Mit ihrem Asylpaket hat die EU diesen jahrelangen quälenden Streit jetzt beigelegt. Sie verlagert Verfahren an die Außengrenzen und schließt Abkommen mit Transit- und Herkunftsländern. Besonders wichtig: Die Regierungen vereinbaren, bei der Verteilung von Migranten auf die EU-Länder solidarisch vorzugehen. Damit wird die EU in diesem hochgradig sensiblen Politikbereich wieder handlungsfähig – gerade noch rechtzeitig, um aus Sicht der Befürworter Rechtspopulisten bei der Europawahl nicht zusätzliche Angriffsfläche zu bieten.

Europa als Wirtschafts- und Friedensprojekt

Migration steuern, eine weltweit grassierende Krankheit eindämmen, den Klimawandel bekämpfen, im Wettbewerb mit dem Partner USA und dem Systemrivalen China bestehen – das können Europas Staaten nur gemeinsam bewältigen. Wenn es die EU nicht schon gäbe, hätte sie spätestens jetzt erfunden werden müssen. Krisen gehörten immer dazu in den sieben Jahrzehnten seit Gründung der Montanunion, dem Ausgangspunkt europäischer Integration.

Manchmal folgten ihnen umso mutigere Schritte hin zu mehr Europa. Am 9. Mai 1951 schlägt der französische Außenminister Robert Schuman vor, die Kohle- und Stahlindustrie der westeuropäischen Staaten zu vereinen. Kein Land soll mehr Kriegswaffen herstellen können, um sie gegen ein anderes zu richten – ein Projekt für Frieden und gemeinsamen Wohlstand. 1957 wird mit den Römischen Verträgen die Europäische Wirtschaftsgemeinschaft (EWG) gegründet und damit eine neue Ära der immer engeren Zusammenarbeit eingeläutet. Der Maastricht-Vertrag schafft 1992 die Grundlagen für die Europäische Union und den Euro. 2004 überwindet die Gemeinschaft mit dem Beitritt von zehn neuen Ländern die Spaltung in Ost- und Westeuropa.

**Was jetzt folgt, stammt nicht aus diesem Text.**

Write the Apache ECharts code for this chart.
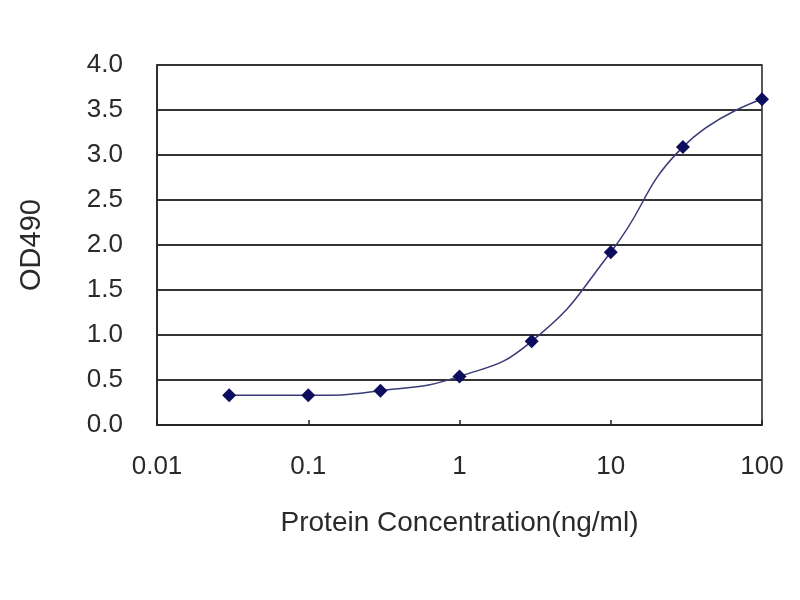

Europa wählt: Das Parlament gewinnt an Bedeutung

Das Europäische Parlament gewinnt in diesem Zeitraum deutlich an Einfluss. Zunächst werden dessen Mitglieder von den nationalen Parlamenten nach Straßburg und Brüssel entsandt. Vor 45 Jahren wählen Bürgerinnen und Bürger die EU-Abgeordneten erstmals direkt. Seitdem ringen Europas Volksvertreterinnen und -vertreter mit den Regierungen der Mitgliedsstaaten und der EU-Kommission um Macht und Mitspracherechte. Mit einigem Erfolg: Das Parlament entscheidet über den EU-Haushalt mit. Es prägte Europas Plan für eine nachhaltige Zukunft, den Green Deal. Es treibt die Kommission an, Regierungen Gelder zu kürzen, wenn die ihre Justiz oder Minderheiten gängeln. Es billigte die Asylreform.

Mit dem wachsenden Einfluss des Parlaments auf Europas Gesetzgebung bekommen auch die Stimmen der Wählerinnen und Wähler größeres Gewicht. Das wollen rechtspopulistische und rechtsextreme Parteien nutzen. Sie fordern weniger Klimaschutz, weniger Zuwanderung, weniger Diversität und könnten damit laut Umfragen bei der Wahl zulegen. Von einer Gestaltungsmacht im Parlament bleiben sie aber weit entfernt. Europa bleibt also – Macron zum Trotz – äußerst lebendig, mit all seinen Stärken und Schwächen.